Acontece que, quando chega o inverno, o homem sente frio. Este "sentir frio o homem" é um fenômeno em que aparecem unidas duas coisas bem distintas. Uma, o fato de que o homem encontra em torno de si essa realidade chamada frio. Outra, que essa realidade lhe agride, que se apresenta diante dele com um caráter negativo. Que quer dizer aqui negativo? Alguma coisa bem clara. Tomemos o caso extremo. O frio é tal que o homem se sente que morre, isto é, sente que o frio o mata, o aniquila, o nega. Pois bem, o homem não quer morrer, ao contrário, normalmente anela sobreviver. Estamos tão habituados a experimentar nos demais e em nós este desejo de viver, de afirmar-nos diante de toda circunstância negativa, que nos custa um pouco tomar consciência do estranho que é, e nos parece absurda ou talvez ingênua a pergunta: Por que o homem prefere viver a deixar de ser? E, contudo, trata-se de uma das perguntas mais justificadas e discretas que possamos fazer-nos. Nestes casos costuma-se falar em instinto de conservação. Mas acontece: 1.°, que a ideia de instinto é em si mesma bastante obscura e nada esclarecedora; 2.°, que ainda que fosse clara a ideia, é coisa notória que no homem os instintos estão quase apagados, pois o homem não vive, em definitivo, de seus instintos, já que se governa mediante outras faculdades como a reflexão e a vontade, que reatuam sobre os instintos. A prova disso é que alguns homens preferem morrer a viver, e, seja lá por que motivo, anulam em si esse suposto instinto de conservação.

É, portanto, falha a explicação pelo instinto. Com ele ou sem ele concluímos sempre que o homem sobrevive porque quer e isto é o que despertava em nós uma curiosidade talvez impertinente. Por que normalmente quer o homem viver? Por que não lhe é indiferente desaparecer? Que empenho tem em estar no mundo?

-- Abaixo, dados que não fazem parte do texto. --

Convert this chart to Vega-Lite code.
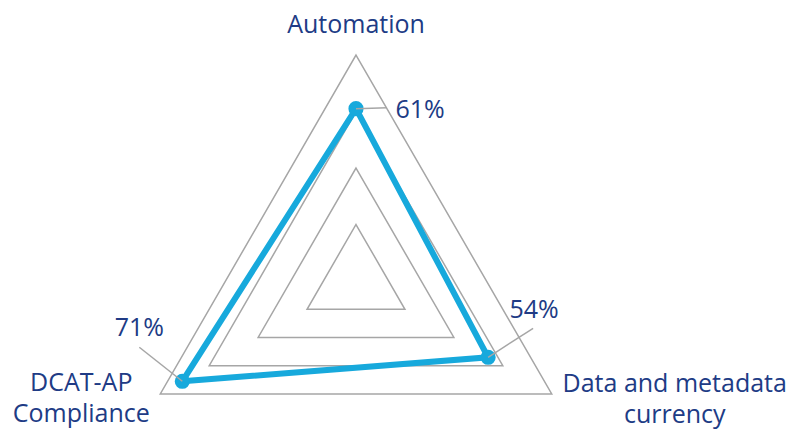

Vamos agora entrever a resposta. Basta-nos, ao menos por hoje, com partir do fato bruto: que o homem quer viver e, porque quer viver, quando o frio ameaça com destruí-lo, o homem sente a necessidade de evitar o frio e proporcionar-se calor. O relâmpago da tempestade invernal acende um ponto do bosque: o homem então se aproxima ao fogo benéfico que o acaso lhe proporcionou para esquentar-se. Esquentar-se é um ato pelo qual o homem atende a sua necessidade de evitar o frio, aproveitando sem mais o fogo que encontra pela frente. Digo isto com o sobressalto com que se diz sempre um truísmo. Contudo, nos convém — logo os senhores irão ver — esta humildade inicial que nos identifica com Calino. O importante é que não resulte que além de dizer truísmos os dizemos sem entendê-los. Isso seria o cúmulo, um cúmulo que com grande frequência praticamos. Anote-se, pois, que esquentar-se é a operação com a qual procuramos receber sobre nós um calor que já está aí, que encontramos — e que essa operação se reduz a exercer uma atividade com que o homem se encontra dotado evidentemente: a de poder caminhar e assim aproximar-se ao fogo que aquece. Outras vezes o calor não provém de um incêndio, porquanto o homem, transido de frio, se refugia numa caverna que encontra em sua paisagem.